You should see hello world.

Custom sensors and secure keys
For a preview of the next exercise, there are a few things you can do: In AMP, look at the tf.value.size_in_bytes sensors on EFS aws_efs_file_system.main resource entity; it will include the size as known by AWS in various storage categories (anywhere between 6 kB and 20 MB). Now SSH to the box (ssh -i efs_server_id_rsa -o HostKeyAlgorithms=ecdsa-sha2-nistp256 ec2-user@<IP_ADDRESS>) and run cd /mnt/shared-file-system ; du --block-size=4096 | tail -1 | awk '{print $1 * 4096}'; this will show the actual current total size used (20 MB). The former will eventually catch up, but might be an hour delayed. In the next exercise we will develop sensors along these lines. Generating and showing a private key is not a best practice. AMP can be configured to obfuscate or completely block access to sensitive fields, if working in a multi-user, non-dev environment. But a much better practice is for users to supply their own public key. If you have your own key pair, you can install it to .ssh/authorized_keys on the server then use it to connect instead. We will automate this in the next exercise.

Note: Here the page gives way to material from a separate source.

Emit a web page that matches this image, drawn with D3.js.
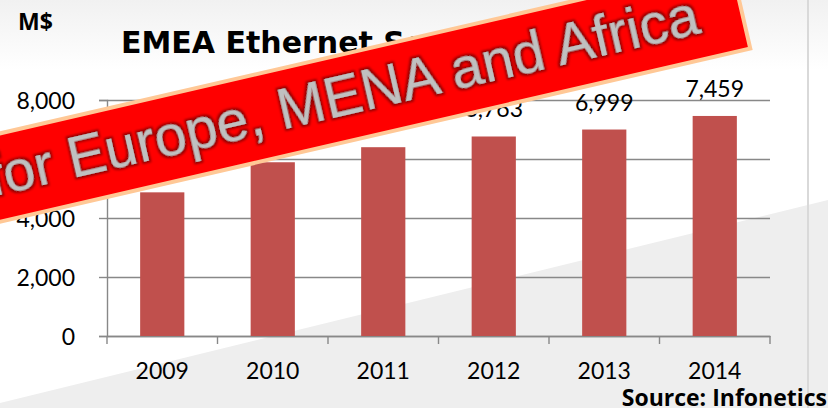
<!DOCTYPE html>
<html>
<head>
<meta charset="utf-8">
<script src="https://cdn.jsdelivr.net/npm/d3@7"></script>
<style>
  body { margin: 0; background: #fff; }
  svg { display: block; font-family: Lato, "Open Sans", sans-serif; }
</style>
</head>
<body>
<div id="chart"></div>
<script>
// data (2009-2011 labels are hidden under the banner)
const years = ["2009", "2010", "2011", "2012", "2013", "2014"];
const revenue = [4870, 5890, 6400, 6763, 6999, 7459];
const yTicks = [0, 2000, 4000, 6000, 8000];

const W = 828, H = 408;
const plot = { left: 107, right: 770, top: 100, bottom: 336 };

const svg = d3.select("#chart").append("svg")
  .attr("width", W).attr("height", H);

const defs = svg.append("defs");
const bg = defs.append("linearGradient").attr("id", "topfade")
  .attr("x1", 0).attr("y1", 0).attr("x2", 0).attr("y2", 1);
bg.append("stop").attr("offset", 0).attr("stop-color", "#f1f1f1");
bg.append("stop").attr("offset", 1).attr("stop-color", "#ffffff");

// glow round the banner text
const glow = defs.append("filter").attr("id", "glow")
  .attr("x", "-5%").attr("y", "-30%").attr("width", "110%").attr("height", "160%");
glow.append("feMorphology").attr("in", "SourceAlpha").attr("operator", "dilate")
  .attr("radius", 1.7).attr("result", "thick");
glow.append("feGaussianBlur").attr("in", "thick").attr("stdDeviation", 1.1).attr("result", "blur");
glow.append("feFlood").attr("flood-color", "#960000").attr("result", "col");
glow.append("feComposite").attr("in", "col").attr("in2", "blur").attr("operator", "in").attr("result", "shadow");
const merge = glow.append("feMerge");
merge.append("feMergeNode").attr("in", "shadow");
merge.append("feMergeNode").attr("in", "SourceGraphic");

// slide background
svg.append("rect").attr("width", W).attr("height", 70).attr("fill", "url(#topfade)");
svg.append("path")
  .attr("d", "M0,403 L828,200 L828,408 L0,408 Z")
  .attr("fill", "#eeeeee");
svg.append("line")
  .attr("x1", 808).attr("x2", 808).attr("y1", 0).attr("y2", H)
  .attr("stroke", "#d9d9d9").attr("stroke-width", 2);

// scales
const x = d3.scaleBand().domain(years).range([plot.left, plot.right]).padding(0);
const y = d3.scaleLinear().domain([0, 8000]).range([plot.bottom, plot.top]);

// gridlines
svg.append("g")
  .attr("transform", `translate(${plot.left},0)`)
  .call(d3.axisLeft(y).tickValues(yTicks).tickSize(-(plot.right - plot.left)).tickFormat(""))
  .call(g => g.select(".domain").remove())
  .selectAll("line").attr("stroke", "#888").attr("stroke-width", 1.4);

// y axis
const yAxis = svg.append("g")
  .attr("transform", `translate(${plot.left},0)`)
  .call(d3.axisLeft(y).tickValues(yTicks).tickSize(8).tickPadding(24).tickFormat(d3.format(",")));
yAxis.select(".domain").attr("stroke", "#888").attr("stroke-width", 1.4);
yAxis.selectAll("line").attr("stroke", "#888").attr("stroke-width", 1.4);
yAxis.selectAll("text").attr("font-size", 23).attr("fill", "#000")
  .attr("font-family", "Lato").attr("dy", "0.36em");

// x axis: labels at band centres, tick marks at band edges
const xAxis = svg.append("g")
  .attr("transform", `translate(0,${plot.bottom})`)
  .call(d3.axisBottom(x).tickSize(0));
xAxis.select(".domain").attr("stroke", "#888").attr("stroke-width", 1.4);
xAxis.selectAll("text").attr("font-size", 23).attr("fill", "#000")
  .attr("font-family", "Lato").attr("y", 43).attr("dy", 0);

const edges = years.map(d => x(d)).concat([x.range()[1]]);
xAxis.selectAll(".edge").data(edges).enter().append("line")
  .attr("class", "edge")
  .attr("x1", d => d).attr("x2", d => d)
  .attr("y1", 0).attr("y2", 8)
  .attr("stroke", "#888").attr("stroke-width", 1.4);

// bars
const barW = x.bandwidth() * 0.4;
svg.selectAll(".bar").data(revenue).enter().append("rect")
  .attr("class", "bar")
  .attr("x", (d, i) => x(years[i]) + (x.bandwidth() - barW) / 2)
  .attr("y", d => y(d))
  .attr("width", barW)
  .attr("height", d => y(0) - y(d))
  .attr("fill", "#c0504d");

// value labels
svg.selectAll(".val").data(revenue).enter().append("text")
  .attr("class", "val")
  .attr("x", (d, i) => x(years[i]) + x.bandwidth() / 2)
  .attr("y", d => y(d) - 19)
  .attr("text-anchor", "middle")
  .attr("font-size", 23)
  .text(d => d3.format(",")(d));

// titles
const boldFont = "'Open Sans', sans-serif";
svg.append("text").attr("x", 18).attr("y", 30)
  .attr("font-family", boldFont).attr("font-size", 23).attr("font-weight", "bold").text("M$");
svg.append("text").attr("x", 121).attr("y", 53)
  .attr("font-family", "'DejaVu Sans', sans-serif").attr("font-size", 30).attr("font-weight", "bold")
  .text("EMEA Ethernet Services");
svg.append("text").attr("x", 827).attr("y", 406).attr("text-anchor", "end")
  .attr("font-family", boldFont).attr("font-size", 23).attr("font-weight", "bold")
  .text("Source: Infonetics");

// red banner across the chart
const banner = svg.append("g").attr("transform", "translate(0,195) rotate(-13)");
banner.append("rect")
  .attr("x", -160).attr("y", -60)
  .attr("width", 160 + 764).attr("height", 86)
  .attr("fill", "#ff0000")
  .attr("stroke", "#ffc896").attr("stroke-width", 4);
banner.append("text")
  .attr("x", -8).attr("y", 0)
  .attr("font-family", "'Liberation Sans', Arial, sans-serif")
  .attr("font-size", 57)
  .attr("fill", "#c0c0c0")
  .attr("filter", "url(#glow)")
  .text("for Europe, MENA and Africa");
</script>
</body>
</html>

Deploy your own blueprints
Cloudsoft AMP supports a wide range of technologies. Terraform is used here because it is one of the easiest ways to get started. The techniques covered here so far should allow you to deploy your own Terraform, using AMP blueprints to combine multiple Terraform templates neatly and manage them together or individually according to your needs. AMP isn’t doing very much, yet, but at this point you can make it do not very much with your own applications! When we start putting AMP through its paces in the next exercises, these techniques can be applied to your applications. If deploying your own Terraform code from GitHub, the “Download ZIP” link on the GitHub site can be useful, giving a URL which you can use directly in AMP: tf.configuration.url: https://github.com/<group>/<project>/archive/refs/heads/<branch>.zip


This exercise has shown how to define an AMP blueprint which combines and configures two Terraform templates, including an introduction to global brooklyn.config, DSL references, and environment variables. It has also gone deeper into the runtime view that Cloudsoft AMP can provide, showing details of the orchestration of components AMP manages.

In the the next exercise you will learn more about how AMP helps with the management of deployments, including automation through custom sensors and effectors and dynamic grouping of entities. The exercise after that will show the development of “policies”, including automated drift detection and custom compliance rules, blue-green updates of applications from version control, and integrating with CI/CD pipelines, all with an aim of facilitating collaboration and reliability.

To save time in the next exercises, you can keep the current deployments active.